Strategies for Building Emotional Vocabulary
There are many strategies for building emotional insights and vocabulary. As parents, you may find that one ore more of these suggestions is (are) worth adopting, or you may have your own strategies.
A few suggestions:
- some children enjoy keeping a journal or writing letters to parents about their feelings. Parents and children may even want to write a fictional story together about characters struggling with particular feelings;
- some children feel anxious or self-conscious when talking directly to a parent about sensitive emotions, thus finding writing or talking while riding in a car (no eye contact) easier. Others prefer the face-to-face discussions. Think about what is most comfortable for your own youngster;
- while watching television, there may be opportunities for parents and children to explore the possible emotions a character has or how the character could most effectively articulate them;
- after a particular activity, such as a sporting event, a playdate, or a day at school, children may need gentle prompts to tell parents what happened and how they felt. A few questions might be helpful in opening a discussion, but too many may lead some children to shut down.
Some Exploratory Questions to Open The Emotion Education Topic
- “When your teammates told you that you helped the team, how did it make you feel?”
- “When you weren’t able to hit the ball when you were up at bat today, how did you feel?” If your child reports a negative feeling, you may follow up by asking “Did you tell yourself anything to feel better?” Some children do not independently think of 'reframing' or ‘positive self-talk’;
- “When I was on the phone with a friend and couldn’t answer all of your questions, how did it make you feel?” If the feeling was negative, you could inquire: “What can you do, if I must talk on the phone, to feel better next time?” You can offer suggestions if your child does not have answers.
Note: When it comes to questioning pre-teens, often more questioning is not necessarily better. However, attention to their comments and reflective responses may help facilitate more in-depth conversations.
As adolescence approaches, there are many thoughts that trigger emotions. The thoughts may be hard for some students to express. For instance: Why are some students seen as more popular? What am I supposed to do now that I can’t pass for a cute, little kid?
These questions are complicated and will generally take time to answer as children become adolescents, and then adults. However, when these questions are asked to parents by pre-teens, parents might think about the following:
- Remember to give pre-teens credit for having some insights into difficult topics, even though they may remain confused about them. Ask about their own views and opinions;
- As parents, you may want to immediately answer the questions posed by your children.
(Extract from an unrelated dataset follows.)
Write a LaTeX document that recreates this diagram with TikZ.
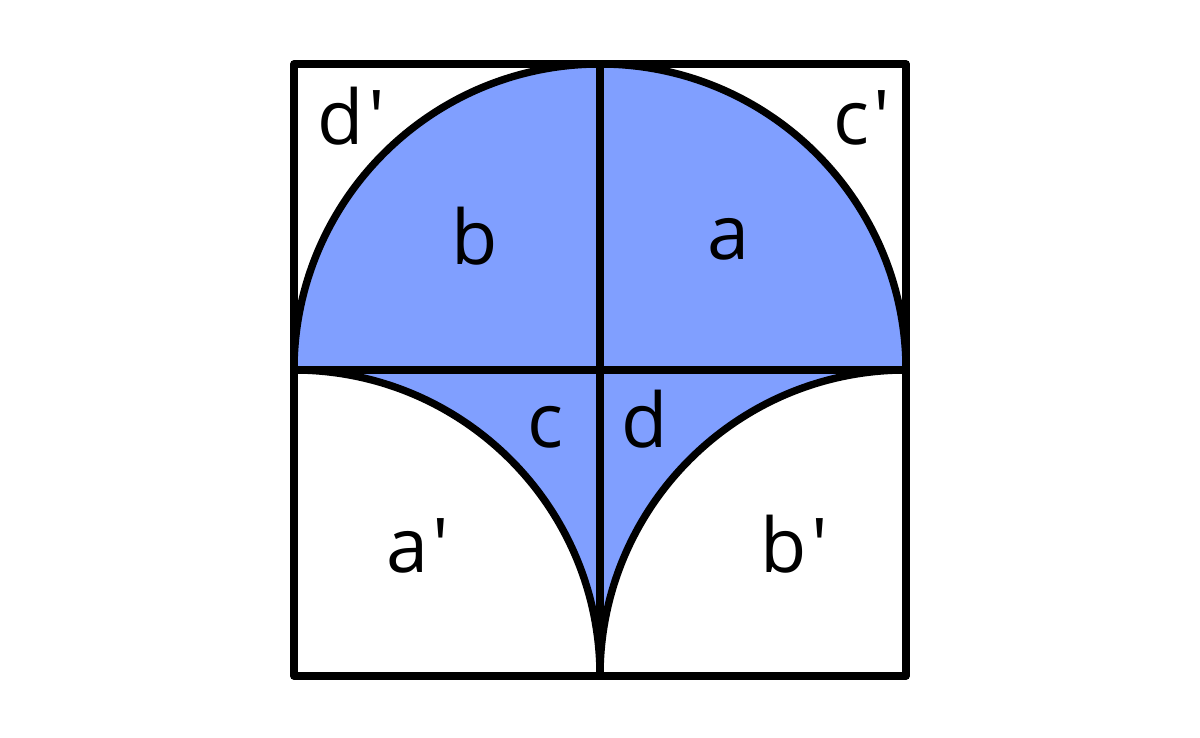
\documentclass[tikz,border=0pt]{standalone}
\usepackage{fontspec}
\setmainfont{Open Sans}[Ligatures=TeXOff]
\definecolor{fillblue}{RGB}{128,159,255}
\newcommand{\prm}{\kern0.06em'}
\begin{document}
\begin{tikzpicture}[
  outline/.style={line width=4.2pt, line join=round, line cap=round},
  lbl/.style={font=\fontsize{43}{50}\selectfont, inner sep=0pt, anchor=base}
]
\useasboundingbox (0,0) rectangle (24,14.74);
% filled region
\fill[fillblue] (5.88,7.34) arc[start angle=180, end angle=0, radius=6.12]
  arc[start angle=90, end angle=180, radius=6.12]
  arc[start angle=0, end angle=90, radius=6.12] -- cycle;
% coordinates
\coordinate (bl) at (5.88,1.22);
\coordinate (br) at (18.12,1.22);
\coordinate (tl) at (5.88,13.46);
\coordinate (tr) at (18.12,13.46);
\coordinate (ml) at (5.88,7.34);
\coordinate (mr) at (18.12,7.34);
\coordinate (mt) at (12,13.46);
\coordinate (mb) at (12,1.22);
% outlines
\draw[outline] (bl) rectangle (tr);
\draw[outline] (ml) -- (mr);
\draw[outline] (mt) -- (mb);
\draw[outline] (ml) arc[start angle=180, end angle=0, radius=6.12];
\draw[outline] (ml) arc[start angle=90, end angle=0, radius=6.12];
\draw[outline] (mr) arc[start angle=90, end angle=180, radius=6.12];
% labels
\node[lbl] (ldp) at (7.02,11.85) {d\prm};
\node[lbl] (lcp) at (17.24,11.85) {c\prm};
\node[lbl] (lb) at (9.50,9.45) {b};
\node[lbl] (la) at (14.56,9.55) {a};
\node[lbl] (lc) at (10.90,5.80) {c};
\node[lbl] (ld) at (12.90,5.80) {d};
\node[lbl] (lap) at (8.36,3.30) {a\prm};
\node[lbl] (lbp) at (15.88,3.30) {b\prm};
\end{tikzpicture}
\end{document}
Answering their questions gives them a feeling of support, but it may deprive them of a chance to explore their own emotions about the topics. Before answering, it may be helpful to ask them, first, what their thoughts and feelings are on the issue;
- It may be helpful to remind pre-teens that some situations or topics may foster multiple feelings, some even contradictory. For instance, a student may be excited, relieved, scared, and guilty about getting the lead in the school play. Most, if not all of us, have experienced situations that create multiple feelings. Pre-teens may gain comfort in knowing this;
- Understanding one’s emotions can open the door to your children either continuing the actions that created the positive emotions or exploring ways to resolve negative feelings;
- When pre-teens take ownership of their feelings, they may be more motivated to benefit from their insight and knowledge (e.g., “I felt bad when I didn’t do my part in the group project. I think I better try harder next time”).
As children grow into adolescents, they are encouraged to take more independent responsibility for their actions. You, as parents, can help them to understand when they can find a solution or answer by themselves and when their feelings are so powerful, or the situation is so stressful, that they need support from others.
If your child feels depressed (e.g., crying, low self-esteem, increased moodiness; sleep changes; appetite changes; withdrawal from activities or others; talks of harming self), or overwhelmed by other equally powerful feelings (e.g., anxiety; anger; guilt), then seeking the guidance of a mental health professional would be recommended.